*The request*. Tally the lines holding the word "Write" and state the count by itself.

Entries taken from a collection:

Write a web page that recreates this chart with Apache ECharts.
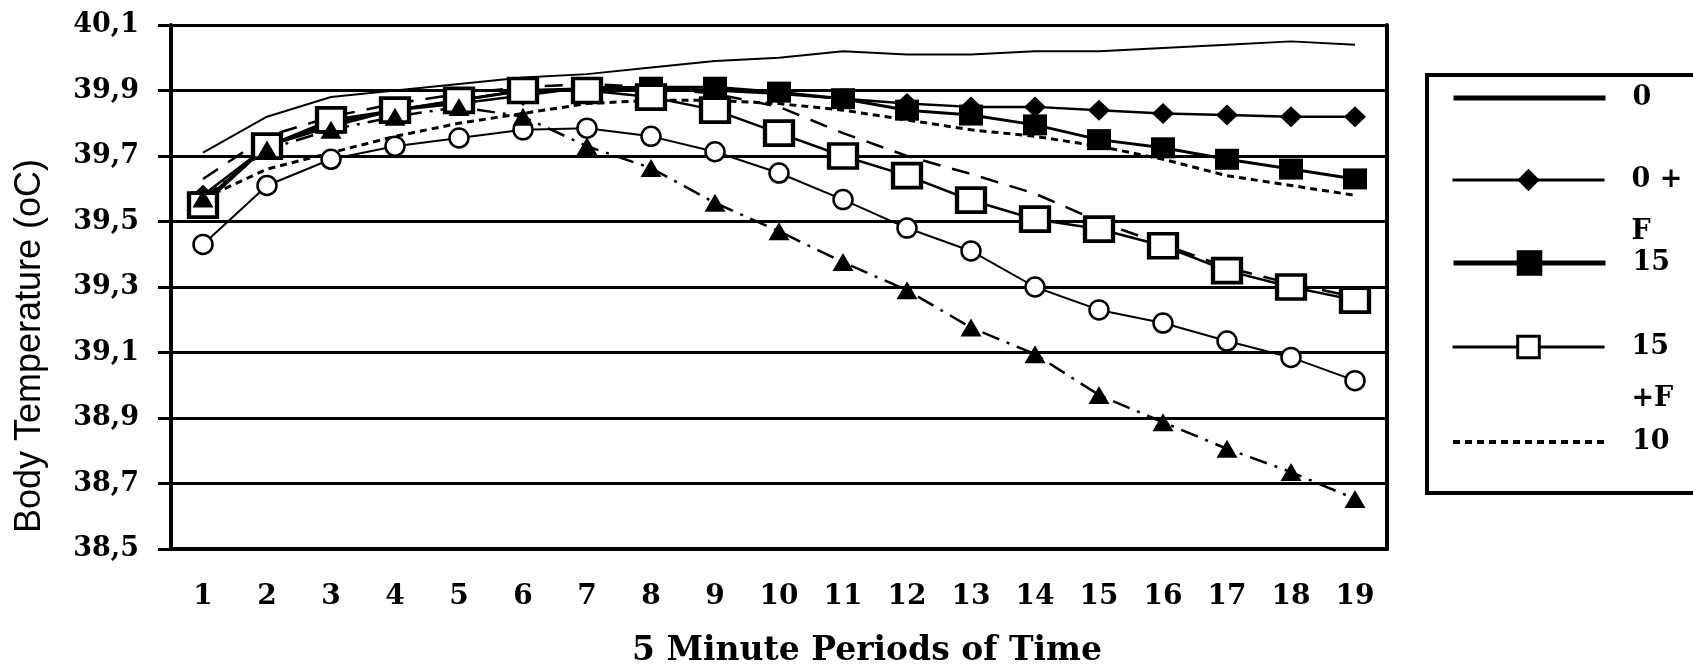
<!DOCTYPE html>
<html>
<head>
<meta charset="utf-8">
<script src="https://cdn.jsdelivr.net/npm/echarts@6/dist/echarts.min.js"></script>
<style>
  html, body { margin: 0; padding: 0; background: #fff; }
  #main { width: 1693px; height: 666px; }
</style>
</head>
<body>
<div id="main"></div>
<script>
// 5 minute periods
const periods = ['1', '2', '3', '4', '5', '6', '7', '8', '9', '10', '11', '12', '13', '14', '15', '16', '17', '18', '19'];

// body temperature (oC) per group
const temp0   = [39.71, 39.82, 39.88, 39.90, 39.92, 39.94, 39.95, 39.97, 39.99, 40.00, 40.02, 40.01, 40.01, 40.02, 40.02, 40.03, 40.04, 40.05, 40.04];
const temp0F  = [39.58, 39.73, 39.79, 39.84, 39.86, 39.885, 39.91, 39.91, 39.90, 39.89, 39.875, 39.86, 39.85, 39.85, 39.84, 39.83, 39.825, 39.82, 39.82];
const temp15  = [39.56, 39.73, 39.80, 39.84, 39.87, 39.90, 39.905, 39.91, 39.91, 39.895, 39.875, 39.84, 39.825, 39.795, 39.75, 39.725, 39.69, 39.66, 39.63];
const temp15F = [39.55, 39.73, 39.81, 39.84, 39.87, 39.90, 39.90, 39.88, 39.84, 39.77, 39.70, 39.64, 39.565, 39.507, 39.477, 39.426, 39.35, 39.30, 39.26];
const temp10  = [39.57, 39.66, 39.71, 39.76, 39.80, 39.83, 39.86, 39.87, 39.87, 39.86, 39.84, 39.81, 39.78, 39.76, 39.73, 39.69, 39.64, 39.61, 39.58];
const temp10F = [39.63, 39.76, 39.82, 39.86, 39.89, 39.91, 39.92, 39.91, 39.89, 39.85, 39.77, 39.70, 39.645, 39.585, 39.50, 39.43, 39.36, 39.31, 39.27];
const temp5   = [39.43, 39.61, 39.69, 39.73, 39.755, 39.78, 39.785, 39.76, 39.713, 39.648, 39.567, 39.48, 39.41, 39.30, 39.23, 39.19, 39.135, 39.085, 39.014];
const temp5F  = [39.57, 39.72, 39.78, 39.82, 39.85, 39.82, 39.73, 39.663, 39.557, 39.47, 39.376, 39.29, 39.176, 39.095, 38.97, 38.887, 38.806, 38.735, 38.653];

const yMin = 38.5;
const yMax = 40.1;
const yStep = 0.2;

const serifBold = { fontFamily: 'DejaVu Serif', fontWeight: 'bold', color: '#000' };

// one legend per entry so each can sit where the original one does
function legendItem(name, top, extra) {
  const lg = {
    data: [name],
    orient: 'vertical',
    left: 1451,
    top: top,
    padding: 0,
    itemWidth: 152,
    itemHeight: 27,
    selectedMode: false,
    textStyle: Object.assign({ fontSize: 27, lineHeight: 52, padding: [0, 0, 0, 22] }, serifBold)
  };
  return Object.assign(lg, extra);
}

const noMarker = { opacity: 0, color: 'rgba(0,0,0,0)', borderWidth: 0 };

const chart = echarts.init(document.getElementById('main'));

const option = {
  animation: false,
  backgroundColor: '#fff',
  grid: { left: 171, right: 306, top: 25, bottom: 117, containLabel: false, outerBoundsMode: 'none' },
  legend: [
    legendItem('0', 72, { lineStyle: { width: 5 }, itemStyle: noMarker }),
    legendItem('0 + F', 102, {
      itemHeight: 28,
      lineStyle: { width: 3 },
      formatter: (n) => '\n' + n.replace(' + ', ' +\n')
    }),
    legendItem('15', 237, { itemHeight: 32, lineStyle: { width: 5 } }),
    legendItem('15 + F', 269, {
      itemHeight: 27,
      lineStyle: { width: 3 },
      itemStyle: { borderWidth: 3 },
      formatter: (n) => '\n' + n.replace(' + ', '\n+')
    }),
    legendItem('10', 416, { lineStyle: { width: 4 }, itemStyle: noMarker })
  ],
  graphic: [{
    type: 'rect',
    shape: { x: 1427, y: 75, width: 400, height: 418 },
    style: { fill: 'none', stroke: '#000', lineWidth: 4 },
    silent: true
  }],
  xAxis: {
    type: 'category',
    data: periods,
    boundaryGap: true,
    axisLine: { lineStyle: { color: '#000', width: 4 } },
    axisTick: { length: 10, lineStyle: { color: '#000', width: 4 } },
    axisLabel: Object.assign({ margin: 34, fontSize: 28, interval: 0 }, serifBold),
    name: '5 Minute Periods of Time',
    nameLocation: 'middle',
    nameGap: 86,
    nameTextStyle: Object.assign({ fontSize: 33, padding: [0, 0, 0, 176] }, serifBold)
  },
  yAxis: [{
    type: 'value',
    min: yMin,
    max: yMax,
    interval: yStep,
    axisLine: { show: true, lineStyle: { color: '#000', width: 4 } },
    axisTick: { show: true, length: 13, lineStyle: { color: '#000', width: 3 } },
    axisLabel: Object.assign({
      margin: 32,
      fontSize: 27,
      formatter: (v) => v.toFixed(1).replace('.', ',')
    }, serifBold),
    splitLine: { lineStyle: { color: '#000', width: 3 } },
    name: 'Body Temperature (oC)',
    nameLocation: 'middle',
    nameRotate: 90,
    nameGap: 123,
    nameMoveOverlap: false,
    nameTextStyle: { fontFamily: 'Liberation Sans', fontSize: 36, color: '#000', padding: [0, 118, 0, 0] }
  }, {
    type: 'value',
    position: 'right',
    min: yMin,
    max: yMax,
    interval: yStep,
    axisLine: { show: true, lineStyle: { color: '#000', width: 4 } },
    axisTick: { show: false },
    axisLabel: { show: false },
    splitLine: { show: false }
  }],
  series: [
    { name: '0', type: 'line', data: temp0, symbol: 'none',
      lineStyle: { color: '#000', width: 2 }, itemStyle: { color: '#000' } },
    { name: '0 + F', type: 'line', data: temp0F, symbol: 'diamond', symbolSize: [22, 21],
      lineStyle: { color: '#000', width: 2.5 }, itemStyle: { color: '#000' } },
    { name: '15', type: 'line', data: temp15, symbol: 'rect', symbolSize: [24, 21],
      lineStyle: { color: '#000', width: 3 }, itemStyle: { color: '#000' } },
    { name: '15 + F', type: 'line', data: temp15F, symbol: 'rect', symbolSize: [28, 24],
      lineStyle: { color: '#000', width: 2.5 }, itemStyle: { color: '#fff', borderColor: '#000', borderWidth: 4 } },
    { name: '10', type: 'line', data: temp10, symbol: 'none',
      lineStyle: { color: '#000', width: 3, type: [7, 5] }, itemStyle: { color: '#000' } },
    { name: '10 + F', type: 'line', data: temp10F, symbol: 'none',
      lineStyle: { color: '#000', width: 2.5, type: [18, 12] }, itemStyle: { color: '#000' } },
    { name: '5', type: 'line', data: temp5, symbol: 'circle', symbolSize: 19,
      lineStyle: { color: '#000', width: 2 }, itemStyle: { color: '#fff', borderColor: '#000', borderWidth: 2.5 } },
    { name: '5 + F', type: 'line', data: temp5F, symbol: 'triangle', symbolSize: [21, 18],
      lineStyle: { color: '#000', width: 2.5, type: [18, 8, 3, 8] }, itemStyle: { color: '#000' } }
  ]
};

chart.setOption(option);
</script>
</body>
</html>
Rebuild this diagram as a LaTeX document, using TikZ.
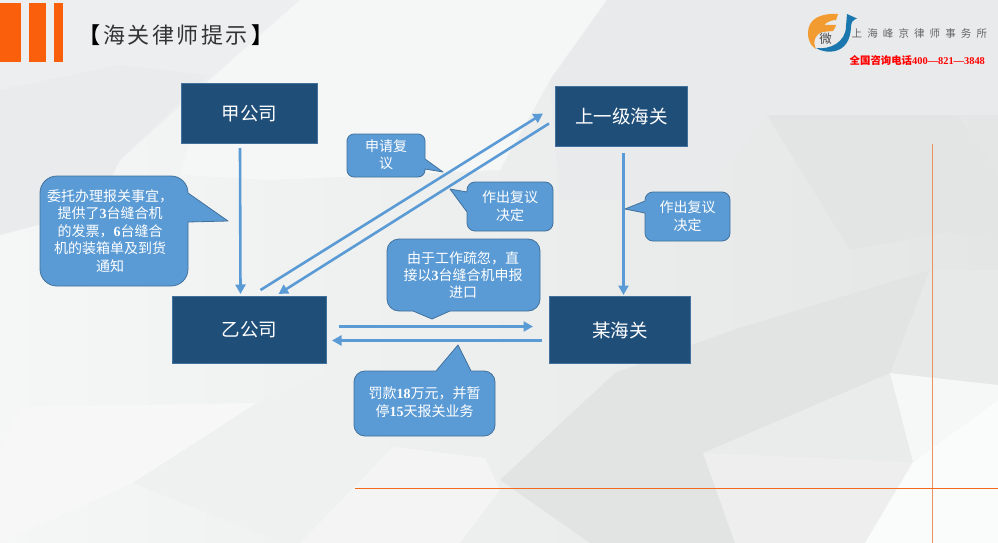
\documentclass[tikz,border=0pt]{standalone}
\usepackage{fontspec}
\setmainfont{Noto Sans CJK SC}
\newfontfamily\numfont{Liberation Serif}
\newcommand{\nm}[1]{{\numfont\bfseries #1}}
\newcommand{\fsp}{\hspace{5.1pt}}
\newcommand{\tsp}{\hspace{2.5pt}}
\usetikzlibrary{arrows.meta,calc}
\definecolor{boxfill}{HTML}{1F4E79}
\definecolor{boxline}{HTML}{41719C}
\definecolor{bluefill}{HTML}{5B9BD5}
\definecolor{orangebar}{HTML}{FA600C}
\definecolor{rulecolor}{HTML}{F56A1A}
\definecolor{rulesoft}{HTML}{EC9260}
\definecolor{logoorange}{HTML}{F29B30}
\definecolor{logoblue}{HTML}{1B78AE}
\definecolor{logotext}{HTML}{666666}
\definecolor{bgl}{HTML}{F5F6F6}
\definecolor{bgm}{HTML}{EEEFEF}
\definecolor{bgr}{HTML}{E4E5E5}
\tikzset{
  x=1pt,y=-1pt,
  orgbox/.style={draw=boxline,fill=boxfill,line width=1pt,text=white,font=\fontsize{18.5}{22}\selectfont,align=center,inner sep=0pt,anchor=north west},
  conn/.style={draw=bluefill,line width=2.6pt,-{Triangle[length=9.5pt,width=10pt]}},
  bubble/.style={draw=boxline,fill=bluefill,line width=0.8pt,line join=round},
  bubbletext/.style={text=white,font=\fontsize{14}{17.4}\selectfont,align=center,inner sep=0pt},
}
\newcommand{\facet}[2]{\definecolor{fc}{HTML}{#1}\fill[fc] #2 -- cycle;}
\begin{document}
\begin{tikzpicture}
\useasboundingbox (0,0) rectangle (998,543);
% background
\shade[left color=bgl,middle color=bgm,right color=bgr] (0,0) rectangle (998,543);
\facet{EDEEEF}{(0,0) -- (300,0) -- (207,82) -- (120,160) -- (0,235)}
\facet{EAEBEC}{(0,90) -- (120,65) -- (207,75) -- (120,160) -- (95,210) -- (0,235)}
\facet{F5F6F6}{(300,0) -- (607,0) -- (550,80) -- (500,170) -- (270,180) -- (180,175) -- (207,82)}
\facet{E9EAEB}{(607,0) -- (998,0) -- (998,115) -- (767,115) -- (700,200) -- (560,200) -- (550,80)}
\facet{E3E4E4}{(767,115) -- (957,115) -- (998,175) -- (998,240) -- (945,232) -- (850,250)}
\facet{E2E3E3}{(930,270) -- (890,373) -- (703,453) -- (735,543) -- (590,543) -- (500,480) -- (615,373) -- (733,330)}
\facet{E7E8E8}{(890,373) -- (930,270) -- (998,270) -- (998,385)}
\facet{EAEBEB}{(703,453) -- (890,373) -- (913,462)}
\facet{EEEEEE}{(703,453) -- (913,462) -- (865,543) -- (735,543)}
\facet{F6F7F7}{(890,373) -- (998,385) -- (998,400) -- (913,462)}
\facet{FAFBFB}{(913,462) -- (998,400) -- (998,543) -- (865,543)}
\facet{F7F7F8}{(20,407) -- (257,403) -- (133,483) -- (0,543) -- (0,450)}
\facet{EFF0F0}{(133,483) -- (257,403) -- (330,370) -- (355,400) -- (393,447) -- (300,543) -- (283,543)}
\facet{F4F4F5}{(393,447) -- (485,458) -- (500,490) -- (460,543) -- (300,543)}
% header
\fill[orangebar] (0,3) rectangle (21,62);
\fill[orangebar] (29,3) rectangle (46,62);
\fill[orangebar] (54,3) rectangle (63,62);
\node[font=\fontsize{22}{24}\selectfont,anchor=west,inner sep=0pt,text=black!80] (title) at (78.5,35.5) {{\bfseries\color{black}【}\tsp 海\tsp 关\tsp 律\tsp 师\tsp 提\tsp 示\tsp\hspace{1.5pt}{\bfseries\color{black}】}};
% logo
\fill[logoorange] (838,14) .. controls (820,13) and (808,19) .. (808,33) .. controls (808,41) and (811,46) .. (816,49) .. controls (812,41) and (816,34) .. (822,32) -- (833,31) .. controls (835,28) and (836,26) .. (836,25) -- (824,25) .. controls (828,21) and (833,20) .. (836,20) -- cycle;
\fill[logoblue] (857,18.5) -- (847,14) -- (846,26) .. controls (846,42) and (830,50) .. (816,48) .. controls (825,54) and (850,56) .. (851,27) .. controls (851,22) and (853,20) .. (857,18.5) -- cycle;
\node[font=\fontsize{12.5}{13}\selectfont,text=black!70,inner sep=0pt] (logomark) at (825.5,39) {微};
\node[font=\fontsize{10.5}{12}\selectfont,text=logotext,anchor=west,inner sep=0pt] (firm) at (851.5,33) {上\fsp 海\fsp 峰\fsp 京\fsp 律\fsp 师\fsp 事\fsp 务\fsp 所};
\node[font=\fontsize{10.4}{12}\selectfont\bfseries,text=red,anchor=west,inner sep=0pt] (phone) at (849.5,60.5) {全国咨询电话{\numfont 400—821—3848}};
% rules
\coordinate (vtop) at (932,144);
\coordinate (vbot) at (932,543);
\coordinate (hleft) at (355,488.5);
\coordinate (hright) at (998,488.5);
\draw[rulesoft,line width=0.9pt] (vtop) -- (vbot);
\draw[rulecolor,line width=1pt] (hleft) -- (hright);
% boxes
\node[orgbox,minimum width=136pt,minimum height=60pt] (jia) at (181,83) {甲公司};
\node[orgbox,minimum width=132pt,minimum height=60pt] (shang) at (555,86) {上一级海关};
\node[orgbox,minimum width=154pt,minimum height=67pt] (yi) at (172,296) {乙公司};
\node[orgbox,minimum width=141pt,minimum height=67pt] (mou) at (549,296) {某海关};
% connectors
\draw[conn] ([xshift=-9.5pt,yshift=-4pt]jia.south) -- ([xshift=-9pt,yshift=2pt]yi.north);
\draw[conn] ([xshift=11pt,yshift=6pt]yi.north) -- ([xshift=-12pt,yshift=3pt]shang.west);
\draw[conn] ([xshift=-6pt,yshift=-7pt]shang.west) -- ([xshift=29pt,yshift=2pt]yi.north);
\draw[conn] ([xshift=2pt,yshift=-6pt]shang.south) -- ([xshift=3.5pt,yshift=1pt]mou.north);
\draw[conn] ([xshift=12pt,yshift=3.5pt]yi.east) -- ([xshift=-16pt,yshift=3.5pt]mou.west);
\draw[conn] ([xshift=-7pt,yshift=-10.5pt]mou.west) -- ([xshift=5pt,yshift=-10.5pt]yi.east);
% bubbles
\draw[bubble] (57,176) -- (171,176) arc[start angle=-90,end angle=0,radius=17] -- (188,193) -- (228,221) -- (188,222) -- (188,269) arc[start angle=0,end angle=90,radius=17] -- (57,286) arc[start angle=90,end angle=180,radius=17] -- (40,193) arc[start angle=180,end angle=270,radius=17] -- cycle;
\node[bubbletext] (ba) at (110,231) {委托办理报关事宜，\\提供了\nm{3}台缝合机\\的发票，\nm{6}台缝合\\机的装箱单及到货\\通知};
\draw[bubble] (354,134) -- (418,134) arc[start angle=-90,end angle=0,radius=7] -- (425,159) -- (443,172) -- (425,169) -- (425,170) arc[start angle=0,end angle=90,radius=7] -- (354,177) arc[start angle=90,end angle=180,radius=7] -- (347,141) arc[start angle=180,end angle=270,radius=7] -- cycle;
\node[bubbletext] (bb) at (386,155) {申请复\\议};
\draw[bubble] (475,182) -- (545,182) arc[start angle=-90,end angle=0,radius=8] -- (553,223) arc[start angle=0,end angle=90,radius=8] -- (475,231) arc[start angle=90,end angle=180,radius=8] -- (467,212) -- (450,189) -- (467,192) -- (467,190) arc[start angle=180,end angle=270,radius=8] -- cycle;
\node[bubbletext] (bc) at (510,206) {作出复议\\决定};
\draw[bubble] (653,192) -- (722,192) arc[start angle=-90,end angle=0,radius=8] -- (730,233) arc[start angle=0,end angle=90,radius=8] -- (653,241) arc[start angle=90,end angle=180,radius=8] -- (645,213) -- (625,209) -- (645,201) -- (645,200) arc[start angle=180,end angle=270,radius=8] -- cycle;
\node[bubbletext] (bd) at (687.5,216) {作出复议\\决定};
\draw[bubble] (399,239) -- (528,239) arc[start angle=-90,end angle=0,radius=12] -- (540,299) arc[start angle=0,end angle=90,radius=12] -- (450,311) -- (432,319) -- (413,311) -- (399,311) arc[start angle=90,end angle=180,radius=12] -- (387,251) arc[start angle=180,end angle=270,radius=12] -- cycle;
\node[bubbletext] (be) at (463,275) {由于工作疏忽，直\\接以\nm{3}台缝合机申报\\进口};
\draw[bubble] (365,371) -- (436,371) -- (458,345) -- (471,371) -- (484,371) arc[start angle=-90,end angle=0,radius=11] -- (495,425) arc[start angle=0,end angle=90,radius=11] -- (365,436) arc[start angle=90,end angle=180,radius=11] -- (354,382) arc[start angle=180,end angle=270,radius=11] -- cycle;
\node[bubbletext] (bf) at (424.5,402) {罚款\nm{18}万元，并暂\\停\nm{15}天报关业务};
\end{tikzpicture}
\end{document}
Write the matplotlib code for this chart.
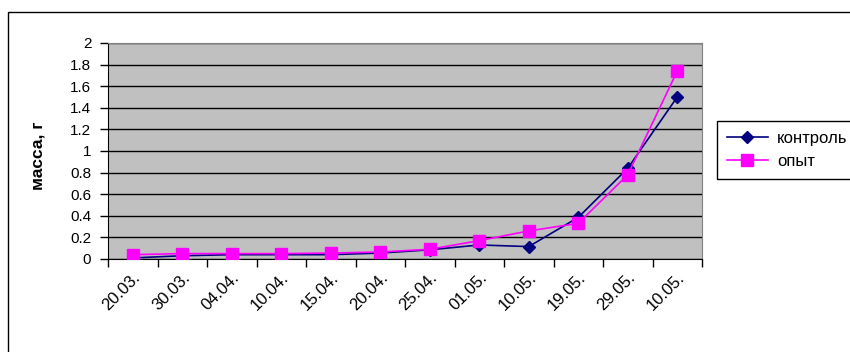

*Task answer*. 2